自分が受ける医療を知り、最善の治療を選択したい人に向けて、臨床の最前線にいるトップドクターに専門分野で最新の治療やトピックスを紹介してもらったムック「スーパードクターに教わる最新治療」が発売された。収録されている最新医療コラムを公開。

(全3回の3回目/#1#2へ)

健康食品やサプリメントでがんは消えるのか?

「がんが消えた」

ADVERTISEMENT

「末期がんから生還した」

 ネットを検索すると、こうした体験談を載せたサイトがたくさん見つかる。そこに紹介されている健康食品や民間療法を見て、「自分も試してみたい」と思うがん患者や家族も多いのではないだろうか。
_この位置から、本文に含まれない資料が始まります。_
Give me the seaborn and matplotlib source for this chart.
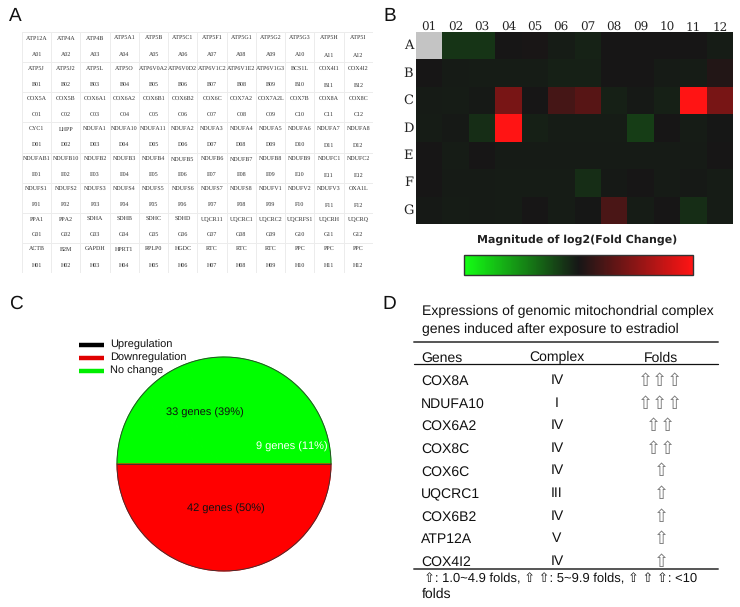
import numpy as np
import pandas as pd
import seaborn as sns
import matplotlib
matplotlib.use("Agg")
import matplotlib.pyplot as plt
from matplotlib.colors import LinearSegmentedColormap
from matplotlib.lines import Line2D

W, H = 740, 607

row_letters = list("ABCDEFGH")
col_labels = ["01","02","03","04","05","06","07","08","09","10","11","12"]
genes_a = ["ATP12A","ATP4A","ATP4B","ATP5A1","ATP5B","ATP5C1","ATP5F1","ATP5G1","ATP5G2","ATP5G3","ATP5H","ATP5I"]
genes_b = ["ATP5J","ATP5J2","ATP5L","ATP5O","ATP6V0A2","ATP6V0D2","ATP6V1C2","ATP6V1E2","ATP6V1G3","BCS1L","COX4I1","COX4I2"]
genes_c = ["COX5A","COX5B","COX6A1","COX6A2","COX6B1","COX6B2","COX6C","COX7A2","COX7A2L","COX7B","COX8A","COX8C"]
genes_d = ["CYC1","LHPP","NDUFA1","NDUFA10","NDUFA11","NDUFA2","NDUFA3","NDUFA4","NDUFA5","NDUFA6","NDUFA7","NDUFA8"]
genes_e = ["NDUFAB1","NDUFB10","NDUFB2","NDUFB3","NDUFB4","NDUFB5","NDUFB6","NDUFB7","NDUFB8","NDUFB9","NDUFC1","NDUFC2"]
genes_f = ["NDUFS1","NDUFS2","NDUFS3","NDUFS4","NDUFS5","NDUFS6","NDUFS7","NDUFS8","NDUFV1","NDUFV2","NDUFV3","OXA1L"]
genes_g = ["PPA1","PPA2","SDHA","SDHB","SDHC","SDHD","UQCR11","UQCRC1","UQCRC2","UQCRFS1","UQCRH","UQCRQ"]
genes_h = ["ACTB","B2M","GAPDH","HPRT1","RPLP0","HGDC","RTC","RTC","RTC","PPC","PPC","PPC"]

fc_a = [np.nan,-.13,-.13,.00,.01,-.03,-.05,.00,.00,.00,.00,-.03]
fc_b = [.00,-.02,-.03,-.03,-.03,-.045,-.045,.00,.00,-.02,-.03,.05]
fc_c = [-.02,-.03,-.01,.42,.00,.20,.28,-.04,-.01,-.04,1.0,.42]
fc_d = [-.03,-.01,-.10,1.0,-.04,-.03,-.03,-.03,-.17,.00,-.025,-.005]
fc_e = [.00,-.025,.00,-.02,-.02,-.02,-.02,-.02,-.02,-.02,-.02,.00]
fc_f = [.00,-.02,-.02,-.03,-.03,-.025,-.10,-.01,.00,-.02,-.01,-.03]
fc_g = [-.01,-.025,-.02,-.025,.00,-.025,-.005,.22,-.03,.00,-.10,-.03]

pie_counts = [33, 9, 42]
pie_labels = ["33 genes (39%)", "9 genes (11%)", "42 genes (50%)"]
pie_colors = ["#00ff00", "#00ff00", "#ff0000"]
pie_text_colors = ["#111111", "white", "#111111"]
legend_names = ["Upregulation", "Downregulation", "No change"]
legend_colors = ["black", "#e00000", "#00ee00"]

table_genes = ["COX8A","NDUFA10","COX6A2","COX8C","COX6C","UQCRC1","COX6B2","ATP12A","COX4I2"]
table_complex = ["IV","I","IV","IV","IV","III","IV","V","IV"]
table_arrows = [3,3,2,2,1,1,1,1,1]

sns.set_theme(style="white")
plt.rcParams["font.family"] = ["Liberation Sans", "DejaVu Sans"]
plt.rcParams["text.hinting"] = "none"
plt.rcParams["text.hinting_factor"] = 1
fig = plt.figure(figsize=(W/100, H/100), dpi=100, facecolor="white")

def axpx(x0, y0, x1, y1):
    return fig.add_axes([x0/W, 1-y1/H, (x1-x0)/W, (y1-y0)/H])

# Panel A: plate map
rows_a = [genes_a,genes_b,genes_c,genes_d,genes_e,genes_f,genes_g,genes_h]
annot = np.array([[f"{g}\n{row_letters[i]}{col_labels[j]}" for j, g in enumerate(r)] for i, r in enumerate(rows_a)])
axa = axpx(22, 32, 373, 273)
sns.heatmap(np.zeros((8,12)), ax=axa, cmap=["white"], cbar=False, annot=annot, fmt="",
            linewidths=0.6, linecolor="#ececec", xticklabels=False, yticklabels=False,
            annot_kws=dict(fontsize=4.3, family="Liberation Serif", color="#303030", linespacing=3.6))

# Panel B: heat map
fc = pd.DataFrame([fc_a,fc_b,fc_c,fc_d,fc_e,fc_f,fc_g], index=row_letters[:7], columns=col_labels)
cmap = LinearSegmentedColormap.from_list("gbr", [(0,"#14ff14"),(.5,"#161616"),(1,"#ff1414")])
cmap.set_bad("#c4c4c4")
axb = axpx(416, 32, 733, 224)
axc = axpx(464, 255, 693, 275)
sns.heatmap(fc, ax=axb, cmap=cmap, vmin=-1, vmax=1, cbar_ax=axc,
            cbar_kws=dict(orientation="horizontal", ticks=[], drawedges=False))
axb.xaxis.tick_top()
axb.tick_params(length=0, pad=2)
axb.tick_params(axis="x", pad=-1)
axb.set_xticklabels(col_labels, rotation=0, fontsize=8.5, family="DejaVu Serif", color="#222222")
axb.set_yticklabels(row_letters[:7], rotation=0, fontsize=9.5, family="DejaVu Serif", color="#222222")
axb.set_xlabel(""); axb.set_ylabel("")
cb = axb.collections[0].colorbar
cb.outline.set_visible(True); cb.outline.set_edgecolor("#333333"); cb.outline.set_linewidth(1)

# Panel C: pie
axp = axpx(117, 357, 331, 571)
wedges, _ = axp.pie(pie_counts, colors=pie_colors, startangle=0, radius=1,
                    wedgeprops=dict(linewidth=0.8))
for w, c in zip(wedges, pie_colors):
    w.set_edgecolor(c)
axp.set_xlim(-1, 1); axp.set_ylim(-1, 1)
axp.set_aspect("auto")
axp.add_line(Line2D([-1, 1], [0, 0], color="#333333", lw=0.6))
th = np.linspace(0, 2*np.pi, 361)
axp.plot(np.cos(th), np.sin(th), color="#333333", lw=0.6, clip_on=False)
label_pos = [(-.18, .477), (.635, .16), (.02, -.42)]
for (px, py), s, c in zip(label_pos, pie_labels, pie_text_colors):
    axp.text(px, py, s, ha="center", va="center", fontsize=7.6, color=c)

# Page overlay in pixel coordinates for legend, rules and text
ov = fig.add_axes([0, 0, 1, 1], zorder=5)
ov.set_xlim(0, W); ov.set_ylim(H, 0); ov.axis("off"); ov.patch.set_alpha(0)

for s, x, y in [("A", 9, 21), ("B", 383, 21), ("C", 9, 309), ("D", 382, 309)]:
    ov.text(x, y, s, fontsize=13.5, ha="left", va="baseline", color="#111111")

ov.text(577, 240, "Magnitude of log2(Fold Change)", fontsize=7.6, fontweight="bold",
        family="DejaVu Sans", ha="center", va="center", color="#222222")

for i, (name, col) in enumerate(zip(legend_names, legend_colors)):
    y = 345 + i*13
    ov.plot([79, 104], [y, y], color=col, lw=3.2, solid_capstyle="butt")
    ov.text(110, y, name, fontsize=7.6, ha="left", va="center", color="#111111")

fs = 9.9
tx = 421
ov.text(tx+1, 315, "Expressions of genomic mitochondrial complex", fontsize=10.1, va="baseline", color="#111111")
ov.text(tx+1, 333, "genes induced after exposure to estradiol", fontsize=10.1, va="baseline", color="#111111")
ov.plot([414, 718], [342, 342], color="#555555", lw=1.4)
ov.plot([414, 718], [364, 364], color="#111111", lw=0.9)
ov.plot([414, 718], [569, 569], color="#555555", lw=1.4)
ov.text(tx, 362, "Genes", fontsize=fs, va="baseline", color="#111111")
ov.text(557, 361, "Complex", fontsize=fs, va="baseline", ha="center", color="#111111")
ov.text(661, 362, "Folds", fontsize=fs, va="baseline", ha="center", color="#111111")
for i, (g, c, n) in enumerate(zip(table_genes, table_complex, table_arrows)):
    y = 380 + i*22.6
    ov.text(tx, y+5, g, fontsize=fs, va="baseline", color="#111111")
    ov.text(557, y+4, c, fontsize=fs, va="baseline", ha="center", color="#111111")
    ov.text(661, y+1, "".join(["\u21e7"]*n), fontsize=13, family="DejaVu Sans",
            va="center", ha="center", color="#777777")
ov.text(424, 582, "\u21e7: 1.0~4.9 folds, \u21e7 \u21e7: 5~9.9 folds, \u21e7 \u21e7 \u21e7: <10",
        fontsize=9.6, va="baseline", color="#111111")
ov.text(422, 598, "folds", fontsize=fs, va="baseline", color="#111111")

fig.savefig("out.png", dpi=100)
 医学的に効果が検証され、一般の医療機関で行われている「通常治療」に対し、医学的に未検証で、一般には扱われていない療法を総称して「補完代替医療」と呼ぶ。

「有効性が証明された健康食品はありません」

 古いデータだが、2005年に厚生労働省の研究班が公表した調査結果によると、がん患者の44・6%が何らかの補完代替医療を行っていた。「健康食品・サプリメント」が96・2%と圧倒的に多く、「気功」が3・8%、「灸」が3・7%、「鍼」が3・6%だった。健康食品では「アガリクス」「AHCC」「レイシ」「メシマコブ」といったキノコ類が多く、他に「プロポリス」「漢方薬」「キトサン」「サメ軟骨」などが利用されていた。

©iStock.com

 これらは本当に効果があるのだろうか。前出の研究班がネットで公表している「がんの補完代替医療ガイドブック」(第3版)という冊子には、こう明記されている。

「今のところがんの予防や治療、副作用の軽減などに関して、確実に有効性が証明された健康食品はありません」

 医学的に「効果がある」と言うためには、実際の患者で試す「臨床試験」で有効性を証明する必要がある。細胞実験や動物実験で効果があっても、ヒトに効くとは限らないので証明にはならない。

 医学的にもっとも信頼性が高いのが、「ランダム化比較試験(RCT)」だ。何百、何千という患者を対象に、新薬などの治療を試すグループと、ニセ薬や従来の治療を受けるグループとにくじ引きで分け、数ヵ月後、数年後に両者の結果(生存率など)を比較する。こうした検証を積み重ねて、はじめて「効果がある」と医学的に認められるのだ。

 しかし、RCTで効果が証明された補完代替医療は今のところない。では、「がんが消えた」といった体験談は、どう評価すればいいだろう。医学的には、体験談の信頼性はもっとも低いレベルに位置づけられている。なぜなら、本当に消えたとしても、臨床試験で確かめない限り、その療法の効果かどうか検証できないからだ。